I have shared my failures with you. Now, I would like to share with
you my current techniques in selecting; selecting people, selecting
songs, selecting parts within a song.
It’s the summer of 2001, in Power Pye Studio’s control room,
in Carnegie, Pennsylvania. The engineer, lead singer/ co-producer
and I stand in the control room, listening to the songwriter/lead
guitarist/rhythm guitarist/background singer/ co-producer butcher a
backing vocal line on the other side of the window.

Take 27 – “Oh madam, you are eve.”
The lead singer/ co-producer has become tired of tracking this line.
“Again,” I announce via the intercom.
My 1st co-producer chimes in, “I thought that sounded
good. Come in here, let’s listen to it again.”

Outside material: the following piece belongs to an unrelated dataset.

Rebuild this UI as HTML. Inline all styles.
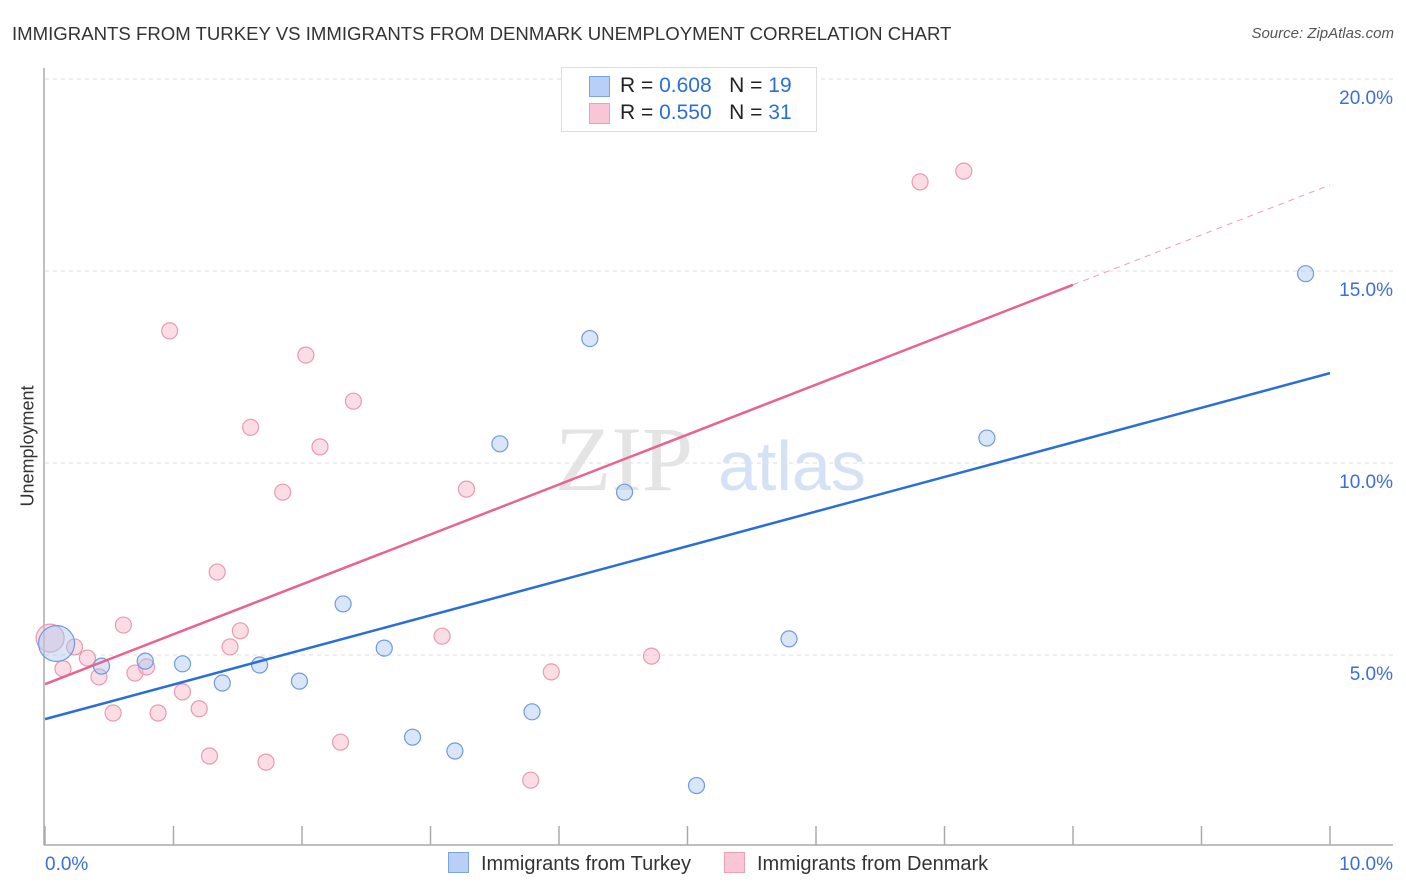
<!DOCTYPE html>
<html><head><meta charset="utf-8">
<style>
body{margin:0;background:#fff;font-family:"Liberation Sans",sans-serif;}
#wrap{position:relative;width:1406px;height:892px;overflow:hidden;}
.t{position:absolute;white-space:nowrap;}
</style></head><body>
<div id="wrap">
<div class="t" style="left:12px;top:23px;font-size:18.6px;color:#333;">IMMIGRANTS FROM TURKEY VS IMMIGRANTS FROM DENMARK UNEMPLOYMENT CORRELATION CHART</div>
<div class="t" style="right:12px;top:25px;font-size:15px;color:#555;font-style:italic;">Source: ZipAtlas.com</div>
<div class="t" style="left:-22px;top:446px;font-size:18px;color:#333;transform:rotate(-90deg);transform-origin:center;width:100px;text-align:center;">Unemployment</div>
<svg id="svg" width="1406" height="892" style="position:absolute;left:0;top:0"></svg>
</div>
<script>
const turkeyX=[0.09,0.44,0.78,1.07,1.38,1.67,1.98,2.32,2.64,2.86,3.19,3.54,3.79,4.24,4.51,5.07,5.79,7.33,9.81];
const turkeyY=[5.3,4.71,4.84,4.77,4.27,4.74,4.32,6.33,5.18,2.86,2.5,10.5,3.52,13.24,9.24,1.6,5.42,10.65,14.93];
const denmarkX=[0.04,0.14,0.23,0.33,0.42,0.53,0.61,0.7,0.79,0.88,0.97,1.07,1.2,1.28,1.34,1.44,1.52,1.6,1.72,1.85,2.03,2.14,2.3,2.4,3.09,3.28,3.78,3.94,4.72,6.81,7.15];
const denmarkY=[5.44,4.64,5.21,4.92,4.43,3.49,5.78,4.53,4.69,3.49,13.44,4.04,3.6,2.37,7.16,5.21,5.63,10.93,2.21,9.24,12.81,10.42,2.73,11.61,5.49,9.32,1.74,4.56,4.97,17.32,17.6];
const denmarkR=[14,8,8,8,8,8,8,8,8,8,8,8,8,8,8,8,8,8,8,8,8,8,8,8,8,8,8,8,8,8,8];
const turkeyR=[18,8,8,8,8,8,8,8,8,8,8,8,8,8,8,8,8,8,8];
const yTicks=[5,10,15,20];
const yTickLabels=["5.0%","10.0%","15.0%","20.0%"];
const xTicks=[0,1,2,3,4,5,6,7,8,9,10];
const turkeyTrend=[3.33,12.34];
const denmarkTrend=[4.24,17.24];
const denmarkSolidEnd=8.0;

const X0=45,X1=1330,Y0=847,PERPCT=38.4;
const sx=v=>X0+(X1-X0)*v/10;
const sy=v=>Y0-v*PERPCT;
const svg=document.getElementById('svg');
const NS='http://www.w3.org/2000/svg';
function mk(tag,attrs){const e=document.createElementNS(NS,tag);for(const k in attrs)e.setAttribute(k,attrs[k]);svg.appendChild(e);return e;}

yTicks.forEach((v,i)=>{
 const g=mk('line',{x1:X0,x2:1393,y1:sy(v),y2:sy(v),stroke:'#ddd','stroke-dasharray':'4,4'});
 
 
 const t=mk('text',{x:1393,y:sy(v)+25,'text-anchor':'end','font-size':19,fill:'#3a6fd8'});
 t.textContent=yTickLabels[i];
 
 
});
let ax=mk('line',{x1:44,x2:44,y1:68,y2:845,stroke:'#aaa','stroke-width':1.5});


ax=mk('line',{x1:44,x2:1393,y1:845,y2:845,stroke:'#aaa','stroke-width':1.5});


xTicks.forEach(v=>{
 const l=mk('line',{x1:sx(v),x2:sx(v),y1:826,y2:845,stroke:'#aaa','stroke-width':1.5});
 
 
});
let tx=mk('text',{x:45,y:870,'font-size':19,fill:'#3a6fd8'});tx.textContent='0.0%';


tx=mk('text',{x:1393,y:870,'font-size':19,fill:'#3a6fd8','text-anchor':'end'});tx.textContent='10.0%';



let w=mk('text',{x:555,y:490,'font-size':92,fill:'#e4e4e4','font-family':'Liberation Serif,serif'});w.textContent='ZIP';


w=mk('text',{x:718,y:490,'font-size':70,fill:'#d5e2f5'});w.textContent='atlas';



function dots(xs,ys,rs,fill,stroke,name){
 xs.forEach((x,i)=>{
  const c=mk('circle',{cx:sx(x),cy:sy(ys[i]),r:rs[i],fill:fill,stroke:stroke,'stroke-width':1.2});
  
  
 });
}
dots(denmarkX,denmarkY,denmarkR,'rgba(248,180,200,0.45)','#e89ab2','denmark-point');
dots(turkeyX,turkeyY,turkeyR,'rgba(170,200,240,0.45)','#6f9ae0','turkey-point');

let l=mk('line',{x1:sx(0),y1:sy(turkeyTrend[0]),x2:sx(10),y2:sy(turkeyTrend[1]),stroke:'#2a6fd8','stroke-width':2.5});


const dy=v=>denmarkTrend[0]+(denmarkTrend[1]-denmarkTrend[0])*v/10;
l=mk('line',{x1:sx(0),y1:sy(dy(0)),x2:sx(denmarkSolidEnd),y2:sy(dy(denmarkSolidEnd)),stroke:'#e8648e','stroke-width':2.5});


l=mk('line',{x1:sx(denmarkSolidEnd),y1:sy(dy(denmarkSolidEnd)),x2:sx(10),y2:sy(dy(10)),stroke:'#e8a0b8','stroke-width':1,'stroke-dasharray':'6,5'});


</script>
<div class="t" style="left:561px;top:67px;width:254px;height:63px;border:1px solid #ddd;background:#fff;font-size:21px;color:#222;">
 <div style="position:absolute;left:27px;top:8px;width:19px;height:19px;background:#b8d0f5;border:1px solid #7da3e3;"></div>
 <div style="position:absolute;left:58px;top:6px;">R = <span style="color:#2a6fd8">0.608</span>&nbsp;&nbsp;&nbsp;N = <span style="color:#2a6fd8">19</span></div>
 <div style="position:absolute;left:27px;top:35px;width:19px;height:19px;background:#f9c6d6;border:1px solid #eda0b8;"></div>
 <div style="position:absolute;left:58px;top:33px;">R = <span style="color:#2a6fd8">0.550</span>&nbsp;&nbsp;&nbsp;N = <span style="color:#2a6fd8">31</span></div>
</div>
<div class="t" style="left:448px;top:852px;font-size:20px;color:#333;"><span style="display:inline-block;width:19px;height:19px;background:#b8d0f5;border:1px solid #7da3e3;vertical-align:-3px;margin-right:12px;"></span>Immigrants from Turkey</div>
<div class="t" style="left:724px;top:852px;font-size:20px;color:#333;"><span style="display:inline-block;width:19px;height:19px;background:#f9c6d6;border:1px solid #eda0b8;vertical-align:-3px;margin-right:12px;"></span>Immigrants from Denmark</div>
</body></html>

Thus, we once again solidified the failure that album was. It was a
collaborative production attempt. It combined the production
knowledge of a singer, songwriter, and producer. As that producer, I
have written this book to save future producers my frustration. Never
collaborate on production, never fold to anyone else’s opinion in the
studio, and make sure that your word is final before embarking on a
new project. Today, when I say, “Again,” don’t argue with me, just do
it. Otherwise, you will be fired.

Producers not only need this power, but must exercise this power, to
produce effectively.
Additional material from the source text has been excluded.